Fundamental Plasma Physics (Sep 2024)
Novel instabilities in counter-streaming nonabelian fluids
Abstract
The dynamics of strongly interacting particles are governed by Yang–Mills (Y–M) theory, which is a natural generalization of Maxwell Electrodynamics (ED). Its quantized version is known as quantum chromodynamics (QCD) (Gross and Wilczek, 1973; Politzer, 1973; ’t Hooft, 1972[1–3]) and has been very well studied. Classical Y–M theory is proving to be equally interesting because of the central role it plays in describing the physics of quark–gluon plasma (QGP) — which was prevalent in the early universe and is also produced in relativistic heavy ion collision experiments. This calls for a systematic study of classical Y–M theories.
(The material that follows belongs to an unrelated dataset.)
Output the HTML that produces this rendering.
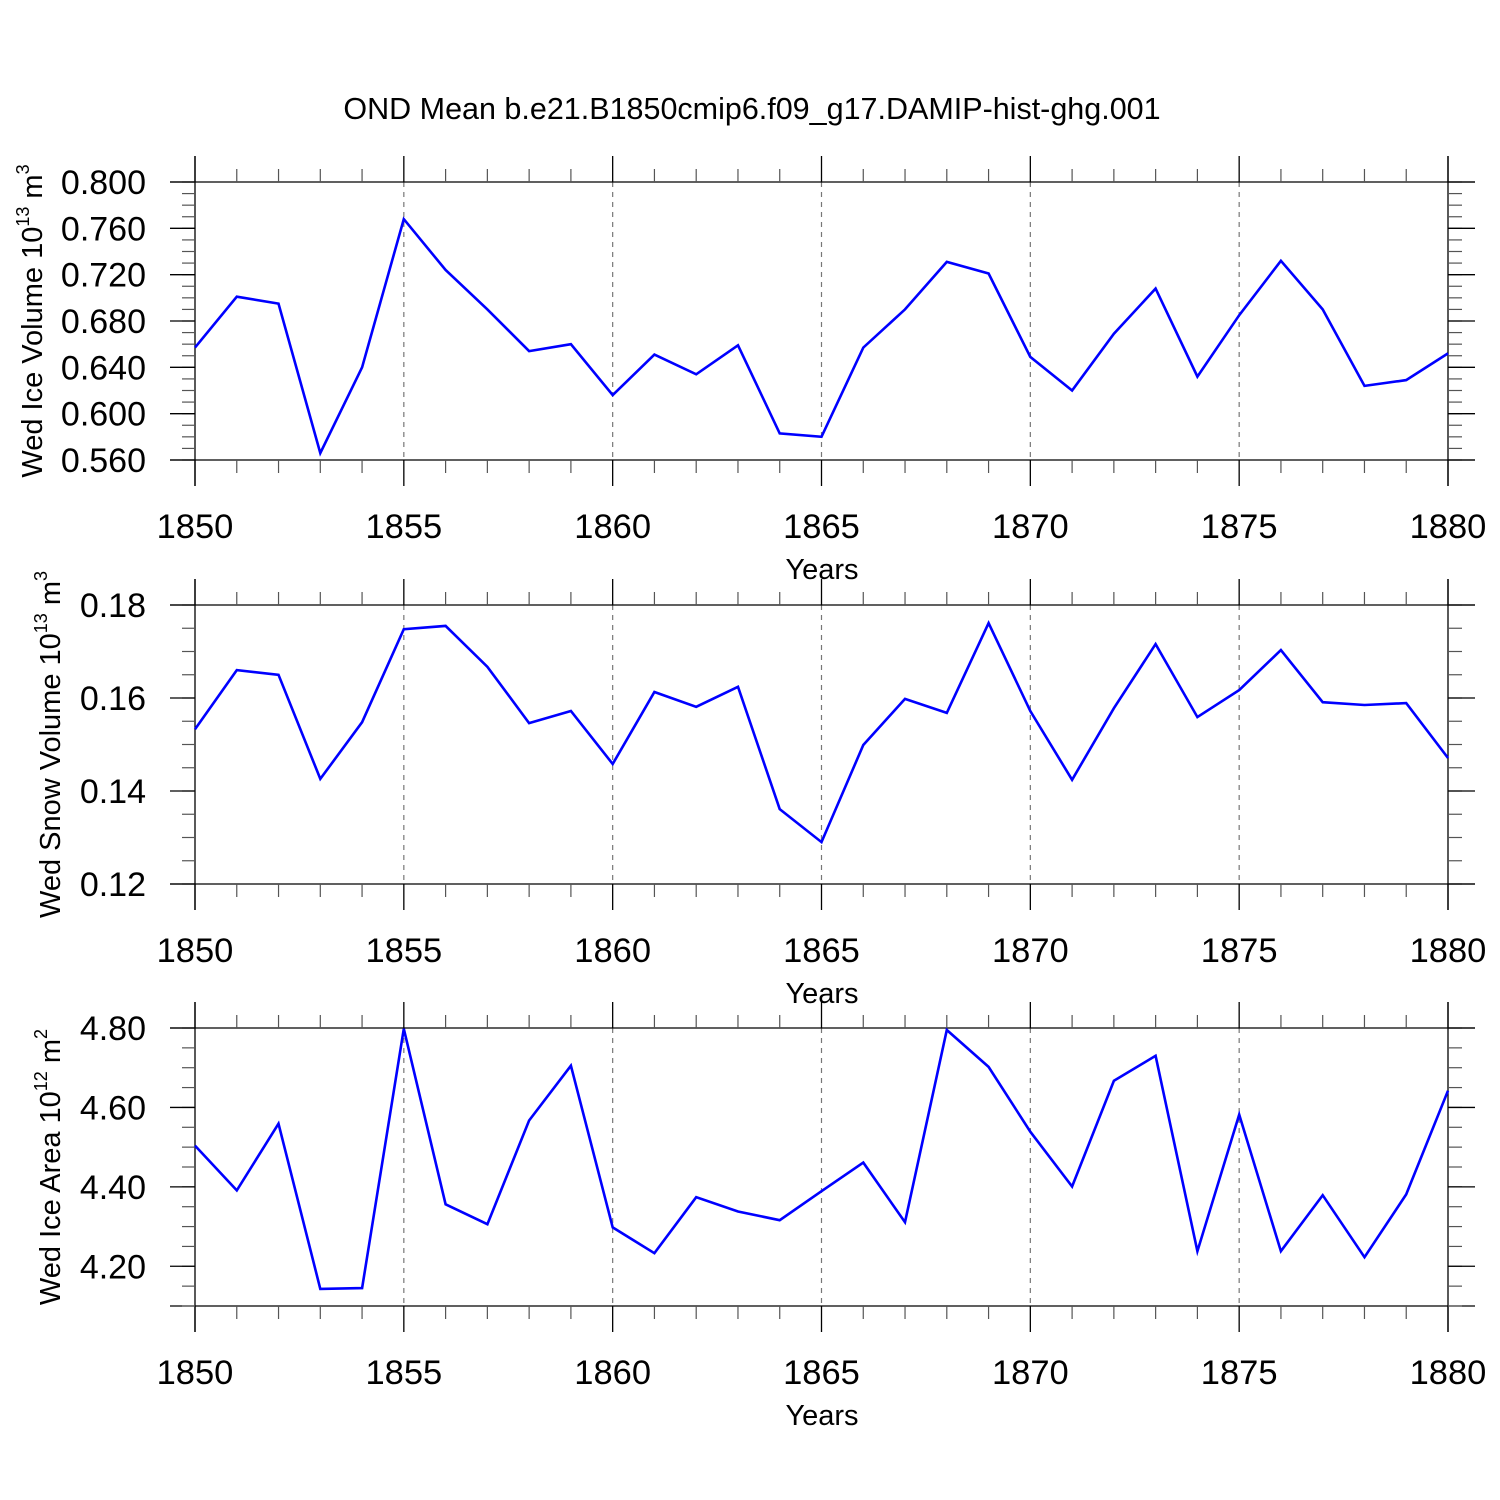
<!DOCTYPE html>
<html><head><meta charset="utf-8">
<style>
html,body{margin:0;padding:0;background:#fff;}
svg{display:block;font-family:"Liberation Sans",sans-serif;}
</style></head>
<body>
<svg id="chart" width="1500" height="1500" viewBox="0 0 1500 1500" xmlns="http://www.w3.org/2000/svg">
<rect width="1500" height="1500" fill="#fff"/>
<text x="752" y="119" font-size="30.5" text-anchor="middle">OND Mean b.e21.B1850cmip6.f09_g17.DAMIP-hist-ghg.001</text>
</svg>
<script>
const years = [1850,1851,1852,1853,1854,1855,1856,1857,1858,1859,1860,1861,1862,1863,1864,1865,1866,1867,1868,1869,1870,1871,1872,1873,1874,1875,1876,1877,1878,1879,1880];
const iceVolume = [0.657,0.701,0.695,0.566,0.640,0.768,0.724,0.690,0.654,0.660,0.616,0.651,0.634,0.659,0.583,0.580,0.657,0.690,0.731,0.721,0.649,0.620,0.669,0.708,0.632,0.685,0.732,0.690,0.624,0.629,0.652];
const snowVolume = [0.1533,0.166,0.165,0.1426,0.1548,0.1748,0.1755,0.1667,0.1546,0.1572,0.1458,0.1613,0.1581,0.1624,0.1361,0.129,0.1499,0.1598,0.1568,0.1761,0.1572,0.1424,0.1578,0.1716,0.1559,0.1617,0.1703,0.1591,0.1585,0.1589,0.1471];
const iceArea = [4.504,4.391,4.559,4.143,4.145,4.798,4.356,4.306,4.567,4.705,4.298,4.233,4.374,4.338,4.316,4.389,4.461,4.311,4.795,4.702,4.539,4.401,4.667,4.730,4.238,4.582,4.238,4.379,4.223,4.381,4.642];
const xTicks = [1850,1855,1860,1865,1870,1875,1880];
const iceVolTicks = ["0.560","0.600","0.640","0.680","0.720","0.760","0.800"];
const snowTicks = ["0.12","0.14","0.16","0.18"];
const areaTicks = ["4.20","4.40","4.60","4.80"];

const svg = document.getElementById('chart');
const NS = 'http://www.w3.org/2000/svg';
function mk(tag, attrs, parent){
  const e = document.createElementNS(NS, tag);
  for (const k in attrs) e.setAttribute(k, attrs[k]);
  (parent||svg).appendChild(e);
  return e;
}
const X0 = 195, X1 = 1448;
function xs(yr){ return X0 + (yr-1850)/30*(X1-X0); }

const panels = [
  {name:'ice-volume', data:iceVolume, ticks:iceVolTicks, ymin:0.56, ymax:0.80, minor:0.01, top:182, bot:460, title:'Wed Ice Volume 10', sup:'13', unit:' m', usup:'3', tx:32},
  {name:'snow-volume', data:snowVolume, ticks:snowTicks, ymin:0.12, ymax:0.18, minor:0.005, top:605, bot:884, title:'Wed Snow Volume 10', sup:'13', unit:' m', usup:'3', tx:50},
  {name:'ice-area', data:iceArea, ticks:areaTicks, ymin:4.10, ymax:4.80, minor:0.05, top:1028, bot:1306, title:'Wed Ice Area 10', sup:'12', unit:' m', usup:'2', tx:50}
];

panels.forEach(p => {
  const g = mk('g', {});
  
  
  const ys = v => p.bot - (v - p.ymin)/(p.ymax - p.ymin)*(p.bot - p.top);
  xTicks.slice(1,-1).forEach(t => {
    const l = mk('line', {x1:xs(t), x2:xs(t), y1:p.top, y2:p.bot, stroke:'#777', 'stroke-width':1.2, 'stroke-dasharray':'5,5'}, g);
    
    
  });
  mk('line', {x1:170, x2:1475, y1:p.top, y2:p.top, stroke:'#000', 'stroke-width':1.3}, g);
  mk('line', {x1:170, x2:1475, y1:p.bot, y2:p.bot, stroke:'#000', 'stroke-width':1.3}, g);
  mk('line', {x1:X0, x2:X0, y1:p.top-26, y2:p.bot+26, stroke:'#000', 'stroke-width':1.3}, g);
  mk('line', {x1:X1, x2:X1, y1:p.top-26, y2:p.bot+26, stroke:'#000', 'stroke-width':1.3}, g);
  for (let yr = 1850; yr <= 1880; yr++) {
    const x = xs(yr);
    if (yr % 5 === 0) {
      mk('line', {x1:x, x2:x, y1:p.top-26, y2:p.top, stroke:'#000', 'stroke-width':1.3}, g);
      mk('line', {x1:x, x2:x, y1:p.bot, y2:p.bot+26, stroke:'#000', 'stroke-width':1.3}, g);
    } else {
      mk('line', {x1:x, x2:x, y1:p.top-13, y2:p.top, stroke:'#555', 'stroke-width':1.2}, g);
      mk('line', {x1:x, x2:x, y1:p.bot, y2:p.bot+13, stroke:'#555', 'stroke-width':1.2}, g);
    }
  }
  xTicks.forEach(t => {
    const tx = mk('text', {x:xs(t), y:p.bot+78, 'font-size':34.5, 'text-anchor':'middle'}, g);
    tx.textContent = t;
    
    
  });
  const xt = mk('text', {x:822, y:p.bot+119, 'font-size':29, 'text-anchor':'middle'}, g);
  xt.textContent = 'Years';
  
  
  const nMinor = Math.round((p.ymax - p.ymin)/p.minor);
  for (let i = 0; i <= nMinor; i++) {
    const y = ys(p.ymin + i*p.minor);
    mk('line', {x1:182, x2:X0, y1:y, y2:y, stroke:'#555', 'stroke-width':1.2}, g);
    mk('line', {x1:X1, x2:1462, y1:y, y2:y, stroke:'#555', 'stroke-width':1.2}, g);
  }
  p.ticks.forEach(s => {
    const y = ys(parseFloat(s));
    mk('line', {x1:170, x2:X0, y1:y, y2:y, stroke:'#000', 'stroke-width':1.3}, g);
    mk('line', {x1:X1, x2:1475, y1:y, y2:y, stroke:'#000', 'stroke-width':1.3}, g);
    const t = mk('text', {x:146, y:y+12, 'font-size':34, 'text-anchor':'end'}, g);
    t.textContent = s;
    
    
  });
  const cy = (p.top + p.bot)/2;
  const yt = mk('text', {x:0, y:0, 'font-size':29, 'text-anchor':'middle', transform:`translate(${p.tx+10},${cy}) rotate(-90)`}, g);
  
  
  yt.appendChild(document.createTextNode(p.title));
  const s1 = mk('tspan', {'font-size':18, dy:-13}, yt); s1.textContent = p.sup;
  const s2 = mk('tspan', {dy:13}, yt); s2.textContent = p.unit;
  const s3 = mk('tspan', {'font-size':18, dy:-13}, yt); s3.textContent = p.usup;
  const pts = p.data.map((v,i) => xs(years[i]).toFixed(1) + ',' + ys(v).toFixed(1)).join(' ');
  const line = mk('polyline', {points:pts, fill:'none', stroke:'#0000ff', 'stroke-width':2.6, 'stroke-linejoin':'miter'}, g);
  
  
});
</script>
</body></html>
A good insight into classical Y–M dynamics would be best obtained by comparing and contrasting the Y–M results with their ED counterparts. In this article, a beginning has been made by considering streaming instabilities in Y–M fluids. We find that in addition to analogues of ED instabilities, novel nonabelian modes arise, reflecting the inherent nonabelian nature of the interaction. The new modes exhibit propagation/ growth, with growth rates that can be larger than what we find in ED. Interestingly, we also find a mode that propagates without getting affected by the medium.